Combine all ingredients in a white, enameled pan. Cook over medium to low heat, stirring constantly, until mixture curdles. Pour mixture into a colander that is lined with several thicknesses of cheesecloth. Once mixture is drained, pick it up --cheesecloth and all -- and shape into a ball by twisting the top part of the cheesecloth. Tightly tie open end with string, placing string very close to the top of the ball. Caution: This will be hot. Hang over sink until cool. Remove cheesecloth when cool; wrap and refrigerate. (The whey from the hrudka can be saved and used when making pascha. To conserve the whey, place the colander over a large pot before pouring mixture into cheesecloth).


3 cups scalded milk, or enough scalded milk added to whey from hrudka to make 3 cups

1/2 teaspoon salt

6 beaten eggs

1/2 cup lukewarm water

1/2 cup sugar

1 cup melted butter

1/2 large cake yeast or equivalent portion of dry yeast

12 to 14 cups flour

In a large bowl, combine milk, sugar, salt, butter and cool to lukewarm. Save 2 tablespoons of the eggs and add the rest of the eggs to the milk mixture. In a separate bowl, crumble yeast in water and let stand for 10 minutes. Add to above mixture. Add flour - about 2 cups at a time - until the dough can be handled.

Knead on a floured board for 15 minutes. Place dough in greased bowl, grease top and let rise in a warm place for about 1 1/2 hours.

Punch down and let rise a second time for about 45 minutes.

After second rising, shape into four balls and place into greased pans. Small 1 1/2 quart enamelled saucepans can be used for baking. Let rise. Brush tops with 2 tablespoons eggs to which some milk has been added. To achieve that glazed appearance on the loaves, brush tops several times prior to removing them from the oven. Bake at 325 degrees for about 1 hour.

NOTE: Before placing dough in pans, about 1 cup of the dough can be saved and shaped into designs (plaits, crosses, etc,) and placed on top of the unbaked paskas. These fancy shapes can be prevented from scorching in the oven by placing aluminum foil on top of the paskas during baking.

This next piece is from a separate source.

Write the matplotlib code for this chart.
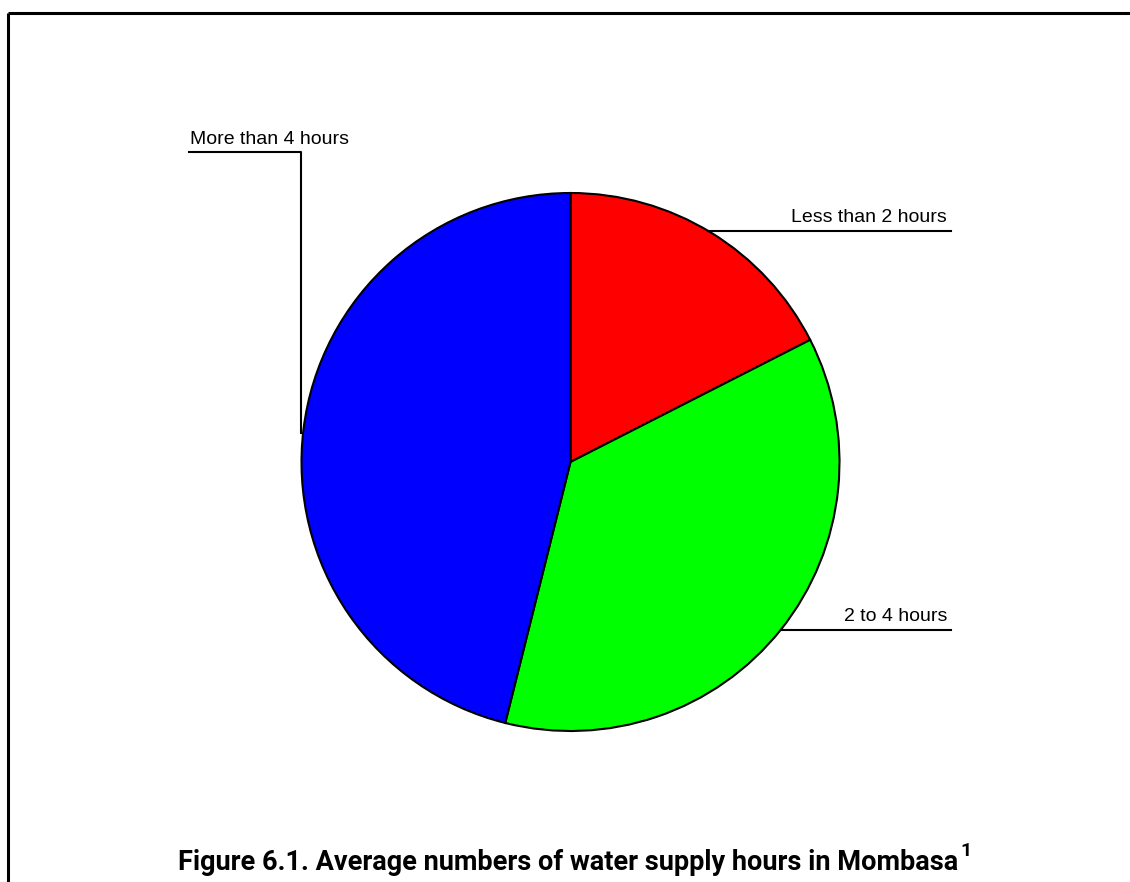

CHRIN, or Beets with Horseradish

8 cans whole beets, drained

3 bottles horseradish (Do not use creamed horseradish)

Grind beets using fine grinder attachment. The juice can be saved for soup. Add horseradish to beets; mix well. Refrigerate. An empty horseradish jar (washed, label removed and dipped in boiling water to sterilize it) can be filled with the mixture and placed in the Easter basket. The jar's cap can be disguised with aluminum foil, thus hiding any advertisement.

KOLACHKI (Nut and poppyseed)

8 egg yolks

8 cups flour

1/2 pound butter

1 cake yeast

1 cup sugar

2 cups scalded milk

4 tablespoons shortening

Beat eggs and sugar. Melt butter and shortening in hot milk, saving 1/2 cup for the yeast. Dissolve yeast in lukewarm milk and let stand for a few minutes. Combine both mixtures in a large bowl.

Add flour and mix well with hands until dough leaves the hands. Refrigerate overnight. In the morning, divide the dough into eight balls and let rise for one hour. Roll out on floured boards and spread with filling. Roll up gently, tucking in ends.

Bake at 350 degrees until brown, about 45 minutes.

Brush tops of rolls, prior to putting into oven with an egg-milk mixture. Doing so produces beautifully browned, shiny rolls.


The ham is decorated and baked according to your favorite recipe. How large a ham you buy and use depends on how many people you are serving. For a 20 pound ham; cut it in half, decorate the halves, bake them and place one of them in the basket.


Again, the amount of kolbassi you purchase (or make), depends on how many eager eaters you are serving.

Place the kolbassi in a pan, cover with water and boil for about 45 minutes. Some cooks, after the kolbassi is boiled, place a few into a baking pan and sprinkle them with about 2 tablespoons of brown sugar and honey. This is then popped into the oven for about 15 minutes at 350 degrees. Cool before refrigerating.


If you prefer not to use already prepared butter for the Easter feasting, the butter can be made by whipping heavy cream. Use either one pint or one half pint heavy whipping cream, place in bowl and mix with hand beater until butter forms. Place sample of butter in a small fancy bowl and decorate for use in Easter basket.